_Problem requirements_
Work out the number of lines in the listing that include the string "chart". Reply with that number alone.
[Recorded data start]
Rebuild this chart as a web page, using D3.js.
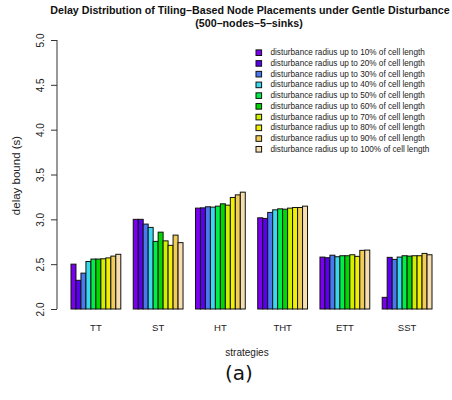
<!DOCTYPE html>
<html>
<head>
<meta charset="utf-8">
<script src="https://cdn.jsdelivr.net/npm/d3@7"></script>
<style>
  html, body { margin: 0; padding: 0; background: #fff; }
  svg { display: block; font-family: "Liberation Sans", Arial, Helvetica, sans-serif; }
</style>
</head>
<body>
<svg id="chart" width="452" height="400"></svg>
<script>
// Placement strategies along the x axis
const strategies = ["TT", "ST", "HT", "THT", "ETT", "SST"];

// Disturbance radius levels (one bar per level inside each strategy group)
const radiusLevels = ["10%", "20%", "30%", "40%", "50%", "60%", "70%", "80%", "90%", "100%"];

// Delay bound (s) per strategy, one value per radius level
const delayTT  = [2.50, 2.32, 2.40, 2.53, 2.557, 2.557, 2.56, 2.57, 2.59, 2.61];
const delayST  = [3.00, 3.00, 2.947, 2.91, 2.754, 2.857, 2.76, 2.71, 2.824, 2.74];
const delayHT  = [3.125, 3.128, 3.14, 3.136, 3.147, 3.173, 3.158, 3.244, 3.273, 3.303];
const delayTHT = [3.017, 3.01, 3.077, 3.106, 3.117, 3.113, 3.125, 3.132, 3.132, 3.147];
const delayETT = [2.579, 2.572, 2.60, 2.583, 2.594, 2.594, 2.605, 2.587, 2.654, 2.657];
const delaySST = [2.13, 2.576, 2.553, 2.579, 2.594, 2.59, 2.594, 2.594, 2.62, 2.605];

const yTicks = [2.0, 2.5, 3.0, 3.5, 4.0, 4.5, 5.0];

const series = [delayTT, delayST, delayHT, delayTHT, delayETT, delaySST];

const palette = ["#7a00f0", "#5a00ee", "#4a78ee", "#38d8f0", "#00ee48", "#00d800",
                 "#d0f000", "#f0f000", "#f0cc58", "#f6deb0"];

const svg = d3.select("#chart");

// Scales
const x0 = d3.scaleBand().domain(strategies).range([71, 432]).paddingInner(0.2).paddingOuter(0);
const x1 = d3.scaleBand().domain(radiusLevels).range([0, x0.bandwidth()]).padding(0);
const y = d3.scaleLinear().domain([2, 5]).range([309, 40]);
const color = d3.scaleOrdinal().domain(radiusLevels).range(palette);

// Bars
const groups = svg.append("g")
  .selectAll("g")
  .data(strategies.map((s, i) => ({ s, vals: series[i] })))
  .join("g")
  .attr("transform", d => `translate(${x0(d.s)},0)`);

groups.selectAll("rect")
  .data(d => d.vals.map((v, j) => ({ level: radiusLevels[j], v })))
  .join("rect")
  .attr("x", d => x1(d.level))
  .attr("y", d => y(d.v))
  .attr("width", x1.bandwidth())
  .attr("height", d => y(2) - y(d.v))
  .attr("fill", d => color(d.level))
  .attr("stroke", "#111")
  .attr("stroke-width", 1);

// Y axis
const yAxis = d3.axisLeft(y).tickValues(yTicks).tickFormat(d3.format(".1f")).tickSize(6).tickPadding(4);
const ya = svg.append("g").attr("transform", "translate(57,0)").call(yAxis);
ya.select(".domain").attr("stroke", "#333").attr("d", `M0,${y(2)}V${y(5)}`);
ya.selectAll(".tick line").attr("stroke", "#333");
ya.selectAll(".tick text")
  .attr("font-size", 10)
  .attr("fill", "#222")
  .attr("text-anchor", "middle")
  .attr("dominant-baseline", "central")
  .attr("x", null).attr("dy", null)
  .attr("transform", "translate(-17,0) rotate(-90)");

// Category labels
svg.append("g").selectAll("text")
  .data(strategies)
  .join("text")
  .attr("x", d => x0(d) + x0.bandwidth() / 2)
  .attr("y", 327)
  .attr("text-anchor", "middle")
  .attr("dominant-baseline", "central")
  .attr("font-size", 9.5)
  .attr("fill", "#222")
  .text(d => d);

// Axis titles
svg.append("text")
  .attr("x", 247).attr("y", 352)
  .attr("text-anchor", "middle").attr("dominant-baseline", "central")
  .attr("font-size", 10).attr("fill", "#222")
  .text("strategies");

svg.append("text")
  .attr("transform", `translate(16,${(y(2) + y(5)) / 2 + 1}) rotate(-90)`)
  .attr("text-anchor", "middle").attr("dominant-baseline", "central")
  .attr("font-size", 11.5).attr("fill", "#222")
  .text("delay bound (s)");

// Title
svg.append("text")
  .attr("x", 250).attr("y", 9.5)
  .attr("text-anchor", "middle").attr("dominant-baseline", "central")
  .attr("font-size", 10.7).attr("font-weight", "bold").attr("fill", "#111")
  .text("Delay Distribution of Tiling\u2013Based Node Placements under Gentle Disturbance");
svg.append("text")
  .attr("x", 249).attr("y", 22.7)
  .attr("text-anchor", "middle").attr("dominant-baseline", "central")
  .attr("font-size", 10.7).attr("font-weight", "bold").attr("fill", "#111")
  .text("(500\u2013nodes\u20135\u2013sinks)");

// Legend
const legend = svg.append("g")
  .selectAll("g")
  .data(radiusLevels)
  .join("g")
  .attr("transform", (d, i) => `translate(256,${52.7 + i * 10.73})`);
legend.append("rect")
  .attr("x", 0).attr("y", -2.8)
  .attr("width", 5.6).attr("height", 5.6)
  .attr("fill", d => color(d))
  .attr("stroke", "#111").attr("stroke-width", 1);
legend.append("text")
  .attr("x", 14.5).attr("y", 0)
  .attr("dominant-baseline", "central")
  .attr("font-size", 8.2).attr("fill", "#222")
  .text(d => `disturbance radius up to ${d} of cell length`);

// Panel tag
svg.append("text")
  .attr("x", 239).attr("y", 373)
  .attr("text-anchor", "middle").attr("dominant-baseline", "central")
  .attr("font-family", "'DejaVu Sans', 'Open Sans', sans-serif")
  .attr("font-size", 20).attr("fill", "#111")
  .text("(a)");
</script>
</body>
</html>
[Recorded data end]
_Expected answer_
3